● INFORMATION SHOWN
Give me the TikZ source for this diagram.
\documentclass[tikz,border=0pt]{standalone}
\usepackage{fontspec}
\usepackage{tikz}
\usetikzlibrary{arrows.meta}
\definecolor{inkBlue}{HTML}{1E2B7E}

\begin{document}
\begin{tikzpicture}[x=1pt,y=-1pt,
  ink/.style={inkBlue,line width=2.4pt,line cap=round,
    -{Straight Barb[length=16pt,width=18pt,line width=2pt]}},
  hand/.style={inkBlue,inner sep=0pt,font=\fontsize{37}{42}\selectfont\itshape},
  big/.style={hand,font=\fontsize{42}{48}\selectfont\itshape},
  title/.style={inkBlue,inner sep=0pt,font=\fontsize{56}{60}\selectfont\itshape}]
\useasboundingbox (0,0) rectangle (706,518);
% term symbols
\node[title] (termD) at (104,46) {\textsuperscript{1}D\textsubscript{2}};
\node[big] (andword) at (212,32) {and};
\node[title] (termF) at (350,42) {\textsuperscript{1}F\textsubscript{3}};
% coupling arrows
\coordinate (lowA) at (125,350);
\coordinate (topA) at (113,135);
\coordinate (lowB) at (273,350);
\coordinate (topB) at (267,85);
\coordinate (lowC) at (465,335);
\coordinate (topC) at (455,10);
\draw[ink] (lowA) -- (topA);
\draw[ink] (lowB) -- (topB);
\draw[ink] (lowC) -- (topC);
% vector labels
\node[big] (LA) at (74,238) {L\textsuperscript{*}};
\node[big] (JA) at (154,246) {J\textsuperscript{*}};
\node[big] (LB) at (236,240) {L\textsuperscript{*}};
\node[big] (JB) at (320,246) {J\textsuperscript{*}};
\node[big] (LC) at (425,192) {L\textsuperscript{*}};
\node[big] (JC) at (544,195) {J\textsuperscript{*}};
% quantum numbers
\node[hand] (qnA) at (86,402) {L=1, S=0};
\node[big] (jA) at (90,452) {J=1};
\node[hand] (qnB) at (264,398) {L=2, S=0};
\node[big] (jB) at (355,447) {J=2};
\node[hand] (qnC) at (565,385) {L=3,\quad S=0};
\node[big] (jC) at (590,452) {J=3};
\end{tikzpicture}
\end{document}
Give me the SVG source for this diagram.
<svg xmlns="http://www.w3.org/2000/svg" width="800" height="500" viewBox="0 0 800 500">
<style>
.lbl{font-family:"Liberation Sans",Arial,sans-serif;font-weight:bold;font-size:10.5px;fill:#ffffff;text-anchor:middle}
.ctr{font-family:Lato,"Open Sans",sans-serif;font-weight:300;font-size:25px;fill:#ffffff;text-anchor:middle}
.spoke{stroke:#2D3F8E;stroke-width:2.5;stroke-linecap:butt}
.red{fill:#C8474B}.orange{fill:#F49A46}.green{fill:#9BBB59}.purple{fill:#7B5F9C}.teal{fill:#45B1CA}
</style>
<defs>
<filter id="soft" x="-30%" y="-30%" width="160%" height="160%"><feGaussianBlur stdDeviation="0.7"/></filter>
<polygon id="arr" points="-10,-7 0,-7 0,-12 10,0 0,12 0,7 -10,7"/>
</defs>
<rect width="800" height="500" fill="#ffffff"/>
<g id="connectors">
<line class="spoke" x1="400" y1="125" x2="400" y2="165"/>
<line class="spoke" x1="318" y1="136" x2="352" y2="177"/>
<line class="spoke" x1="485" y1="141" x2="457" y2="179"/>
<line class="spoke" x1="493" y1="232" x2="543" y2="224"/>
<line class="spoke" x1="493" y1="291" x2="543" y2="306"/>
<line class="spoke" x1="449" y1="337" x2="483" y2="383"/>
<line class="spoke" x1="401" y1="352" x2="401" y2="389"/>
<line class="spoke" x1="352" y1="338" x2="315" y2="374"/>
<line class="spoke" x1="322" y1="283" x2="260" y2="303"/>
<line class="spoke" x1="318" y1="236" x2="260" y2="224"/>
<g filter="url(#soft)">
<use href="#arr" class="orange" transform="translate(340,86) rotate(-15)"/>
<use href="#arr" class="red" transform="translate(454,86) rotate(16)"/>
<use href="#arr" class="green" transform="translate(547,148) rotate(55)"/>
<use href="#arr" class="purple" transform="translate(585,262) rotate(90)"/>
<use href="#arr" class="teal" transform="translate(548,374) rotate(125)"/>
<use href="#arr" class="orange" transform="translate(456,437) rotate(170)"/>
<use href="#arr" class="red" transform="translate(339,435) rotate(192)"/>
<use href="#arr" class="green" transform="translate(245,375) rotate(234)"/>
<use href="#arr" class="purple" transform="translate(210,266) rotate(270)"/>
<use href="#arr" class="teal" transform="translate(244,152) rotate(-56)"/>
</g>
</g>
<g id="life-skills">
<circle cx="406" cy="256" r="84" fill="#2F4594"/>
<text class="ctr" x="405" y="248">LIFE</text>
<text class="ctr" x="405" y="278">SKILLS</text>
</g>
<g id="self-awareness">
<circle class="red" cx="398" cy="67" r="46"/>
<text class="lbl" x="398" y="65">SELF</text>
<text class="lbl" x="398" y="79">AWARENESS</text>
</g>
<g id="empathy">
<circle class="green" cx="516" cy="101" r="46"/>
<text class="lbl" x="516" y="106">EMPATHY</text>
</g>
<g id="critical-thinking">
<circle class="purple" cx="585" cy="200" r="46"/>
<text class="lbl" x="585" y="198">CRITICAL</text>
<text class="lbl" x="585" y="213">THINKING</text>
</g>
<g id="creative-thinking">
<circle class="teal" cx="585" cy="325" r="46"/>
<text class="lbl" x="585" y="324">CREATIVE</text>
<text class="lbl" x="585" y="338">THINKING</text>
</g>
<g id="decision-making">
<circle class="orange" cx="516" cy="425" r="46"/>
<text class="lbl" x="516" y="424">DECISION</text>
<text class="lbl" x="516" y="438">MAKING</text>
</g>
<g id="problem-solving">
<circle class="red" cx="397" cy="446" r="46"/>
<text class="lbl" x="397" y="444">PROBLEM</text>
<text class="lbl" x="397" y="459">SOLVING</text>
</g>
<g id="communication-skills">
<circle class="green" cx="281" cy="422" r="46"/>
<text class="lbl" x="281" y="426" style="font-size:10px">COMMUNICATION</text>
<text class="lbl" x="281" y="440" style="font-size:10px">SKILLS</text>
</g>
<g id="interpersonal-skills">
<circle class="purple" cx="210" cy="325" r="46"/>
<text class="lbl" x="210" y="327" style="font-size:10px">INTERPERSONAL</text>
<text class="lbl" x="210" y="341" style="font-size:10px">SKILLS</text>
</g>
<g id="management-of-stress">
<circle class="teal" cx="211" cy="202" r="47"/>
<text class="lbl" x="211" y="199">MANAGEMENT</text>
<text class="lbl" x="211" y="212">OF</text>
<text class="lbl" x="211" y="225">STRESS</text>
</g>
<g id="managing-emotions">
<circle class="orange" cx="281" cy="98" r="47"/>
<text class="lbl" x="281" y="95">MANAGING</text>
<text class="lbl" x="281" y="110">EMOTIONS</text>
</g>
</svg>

---

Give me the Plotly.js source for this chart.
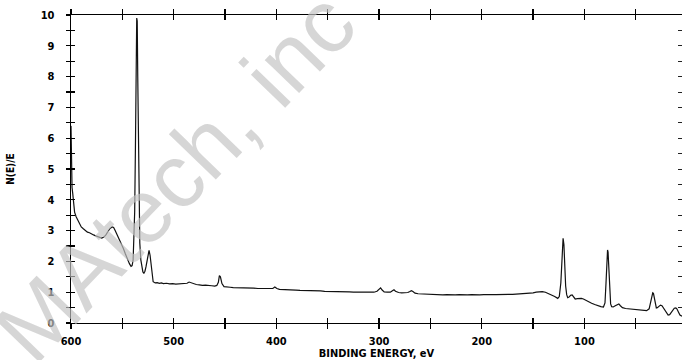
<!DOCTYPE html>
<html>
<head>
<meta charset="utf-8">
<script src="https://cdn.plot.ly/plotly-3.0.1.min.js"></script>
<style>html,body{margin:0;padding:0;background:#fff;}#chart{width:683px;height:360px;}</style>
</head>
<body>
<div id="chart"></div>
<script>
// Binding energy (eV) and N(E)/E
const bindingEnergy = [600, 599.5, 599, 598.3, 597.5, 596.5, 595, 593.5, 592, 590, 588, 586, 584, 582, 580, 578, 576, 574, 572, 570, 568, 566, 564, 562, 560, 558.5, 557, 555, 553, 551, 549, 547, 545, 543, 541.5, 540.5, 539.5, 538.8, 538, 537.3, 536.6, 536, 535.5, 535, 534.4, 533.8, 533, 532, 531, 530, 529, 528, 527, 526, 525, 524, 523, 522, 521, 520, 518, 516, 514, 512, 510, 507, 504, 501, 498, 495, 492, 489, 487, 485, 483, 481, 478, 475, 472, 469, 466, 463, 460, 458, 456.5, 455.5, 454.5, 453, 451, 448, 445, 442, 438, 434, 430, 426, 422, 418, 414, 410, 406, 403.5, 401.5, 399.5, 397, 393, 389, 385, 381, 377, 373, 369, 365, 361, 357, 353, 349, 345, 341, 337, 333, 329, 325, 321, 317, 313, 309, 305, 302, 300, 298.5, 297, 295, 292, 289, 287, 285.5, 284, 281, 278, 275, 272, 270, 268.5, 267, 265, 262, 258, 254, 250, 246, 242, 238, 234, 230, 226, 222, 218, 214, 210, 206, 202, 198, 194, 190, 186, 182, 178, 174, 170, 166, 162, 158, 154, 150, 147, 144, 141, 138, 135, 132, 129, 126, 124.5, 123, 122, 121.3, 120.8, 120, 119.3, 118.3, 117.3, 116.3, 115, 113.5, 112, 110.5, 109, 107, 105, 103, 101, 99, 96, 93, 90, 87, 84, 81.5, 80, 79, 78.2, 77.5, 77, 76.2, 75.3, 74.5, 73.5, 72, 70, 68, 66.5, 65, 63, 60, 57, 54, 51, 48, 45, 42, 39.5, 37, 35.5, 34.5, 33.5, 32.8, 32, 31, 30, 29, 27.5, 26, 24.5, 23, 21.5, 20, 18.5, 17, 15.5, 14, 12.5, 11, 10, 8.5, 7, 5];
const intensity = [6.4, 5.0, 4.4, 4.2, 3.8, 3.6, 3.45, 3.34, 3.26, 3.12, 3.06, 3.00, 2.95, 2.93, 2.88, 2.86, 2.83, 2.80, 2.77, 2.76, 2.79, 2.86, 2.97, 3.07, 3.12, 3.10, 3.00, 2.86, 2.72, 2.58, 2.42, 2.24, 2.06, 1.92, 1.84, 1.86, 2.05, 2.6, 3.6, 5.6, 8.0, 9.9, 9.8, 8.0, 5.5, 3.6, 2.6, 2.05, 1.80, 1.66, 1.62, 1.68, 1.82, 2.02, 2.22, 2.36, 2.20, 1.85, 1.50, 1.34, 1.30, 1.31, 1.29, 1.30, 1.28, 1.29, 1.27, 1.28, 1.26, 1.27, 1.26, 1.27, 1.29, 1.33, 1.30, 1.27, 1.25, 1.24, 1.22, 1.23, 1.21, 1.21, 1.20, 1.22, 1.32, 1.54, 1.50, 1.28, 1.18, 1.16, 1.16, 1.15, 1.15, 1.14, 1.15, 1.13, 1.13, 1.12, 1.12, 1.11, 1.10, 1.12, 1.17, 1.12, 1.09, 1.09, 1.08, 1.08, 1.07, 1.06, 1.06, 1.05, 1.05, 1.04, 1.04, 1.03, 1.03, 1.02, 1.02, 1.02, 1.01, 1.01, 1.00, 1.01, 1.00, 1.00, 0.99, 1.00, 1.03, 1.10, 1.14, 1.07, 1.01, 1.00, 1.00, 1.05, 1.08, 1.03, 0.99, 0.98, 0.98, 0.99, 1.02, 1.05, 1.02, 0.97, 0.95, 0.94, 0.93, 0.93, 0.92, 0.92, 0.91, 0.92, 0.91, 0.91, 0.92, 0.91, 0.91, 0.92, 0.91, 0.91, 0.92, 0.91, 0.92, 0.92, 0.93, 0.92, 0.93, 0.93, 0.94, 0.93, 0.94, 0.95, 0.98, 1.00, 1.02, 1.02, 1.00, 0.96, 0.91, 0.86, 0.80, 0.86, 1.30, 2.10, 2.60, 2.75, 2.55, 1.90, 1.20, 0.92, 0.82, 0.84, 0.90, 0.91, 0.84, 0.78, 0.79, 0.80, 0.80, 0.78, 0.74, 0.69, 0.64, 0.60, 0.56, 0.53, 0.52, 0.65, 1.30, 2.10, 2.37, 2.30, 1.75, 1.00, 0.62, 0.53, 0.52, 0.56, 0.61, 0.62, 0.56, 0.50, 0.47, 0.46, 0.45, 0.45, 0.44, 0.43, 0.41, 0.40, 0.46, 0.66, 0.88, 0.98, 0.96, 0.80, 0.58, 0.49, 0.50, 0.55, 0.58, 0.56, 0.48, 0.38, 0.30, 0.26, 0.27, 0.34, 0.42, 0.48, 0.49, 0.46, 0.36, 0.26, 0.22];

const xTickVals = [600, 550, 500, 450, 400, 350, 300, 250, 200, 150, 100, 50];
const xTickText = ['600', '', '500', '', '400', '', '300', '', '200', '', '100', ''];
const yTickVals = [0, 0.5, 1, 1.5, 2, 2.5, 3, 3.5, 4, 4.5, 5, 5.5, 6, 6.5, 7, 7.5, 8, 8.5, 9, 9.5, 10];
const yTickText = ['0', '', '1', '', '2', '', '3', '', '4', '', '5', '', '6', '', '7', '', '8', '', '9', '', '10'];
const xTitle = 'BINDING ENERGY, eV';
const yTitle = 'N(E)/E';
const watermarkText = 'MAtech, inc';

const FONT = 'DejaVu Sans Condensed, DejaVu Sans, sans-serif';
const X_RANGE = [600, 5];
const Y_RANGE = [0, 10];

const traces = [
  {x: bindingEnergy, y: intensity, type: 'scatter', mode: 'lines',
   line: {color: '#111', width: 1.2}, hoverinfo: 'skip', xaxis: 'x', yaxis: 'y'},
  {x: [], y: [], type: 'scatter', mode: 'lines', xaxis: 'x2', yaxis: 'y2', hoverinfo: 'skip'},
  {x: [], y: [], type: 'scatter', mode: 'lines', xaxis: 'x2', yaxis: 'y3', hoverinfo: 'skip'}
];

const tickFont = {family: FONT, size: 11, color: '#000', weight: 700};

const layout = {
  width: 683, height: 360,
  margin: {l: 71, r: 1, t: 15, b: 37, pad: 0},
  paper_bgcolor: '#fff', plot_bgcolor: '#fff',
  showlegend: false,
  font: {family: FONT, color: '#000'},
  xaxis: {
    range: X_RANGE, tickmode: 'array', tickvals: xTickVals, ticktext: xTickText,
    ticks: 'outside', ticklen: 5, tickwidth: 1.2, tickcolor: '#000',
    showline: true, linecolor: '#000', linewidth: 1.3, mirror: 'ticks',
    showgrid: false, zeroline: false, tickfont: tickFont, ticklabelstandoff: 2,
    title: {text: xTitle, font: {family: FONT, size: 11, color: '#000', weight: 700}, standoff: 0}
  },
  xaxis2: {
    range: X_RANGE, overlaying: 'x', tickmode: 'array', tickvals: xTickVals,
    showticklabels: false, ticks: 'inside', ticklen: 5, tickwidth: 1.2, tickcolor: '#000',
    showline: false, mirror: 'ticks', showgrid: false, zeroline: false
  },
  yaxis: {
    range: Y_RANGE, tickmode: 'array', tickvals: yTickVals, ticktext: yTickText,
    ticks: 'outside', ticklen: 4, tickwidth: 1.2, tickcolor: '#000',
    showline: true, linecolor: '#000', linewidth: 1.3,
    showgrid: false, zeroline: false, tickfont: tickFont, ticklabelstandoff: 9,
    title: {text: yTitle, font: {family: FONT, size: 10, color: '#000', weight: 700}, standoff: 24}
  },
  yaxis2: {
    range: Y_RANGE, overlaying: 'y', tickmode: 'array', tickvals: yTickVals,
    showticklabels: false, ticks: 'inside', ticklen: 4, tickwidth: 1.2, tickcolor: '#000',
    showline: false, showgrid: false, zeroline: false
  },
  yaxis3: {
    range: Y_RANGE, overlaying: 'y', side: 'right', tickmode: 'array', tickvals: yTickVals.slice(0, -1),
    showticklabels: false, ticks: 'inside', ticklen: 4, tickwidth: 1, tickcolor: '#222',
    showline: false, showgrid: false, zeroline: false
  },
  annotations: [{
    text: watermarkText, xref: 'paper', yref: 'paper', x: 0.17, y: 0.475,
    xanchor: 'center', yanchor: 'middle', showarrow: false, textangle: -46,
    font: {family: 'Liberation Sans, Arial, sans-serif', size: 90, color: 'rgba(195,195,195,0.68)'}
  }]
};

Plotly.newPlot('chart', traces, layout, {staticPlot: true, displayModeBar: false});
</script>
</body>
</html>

● TASK INSTRUCTIONS
Report all lines of the data that include the word "this".

● TASK RESULT
Give me the TikZ source for this diagram.
Give me the SVG source for this diagram.
Give me the Plotly.js source for this chart.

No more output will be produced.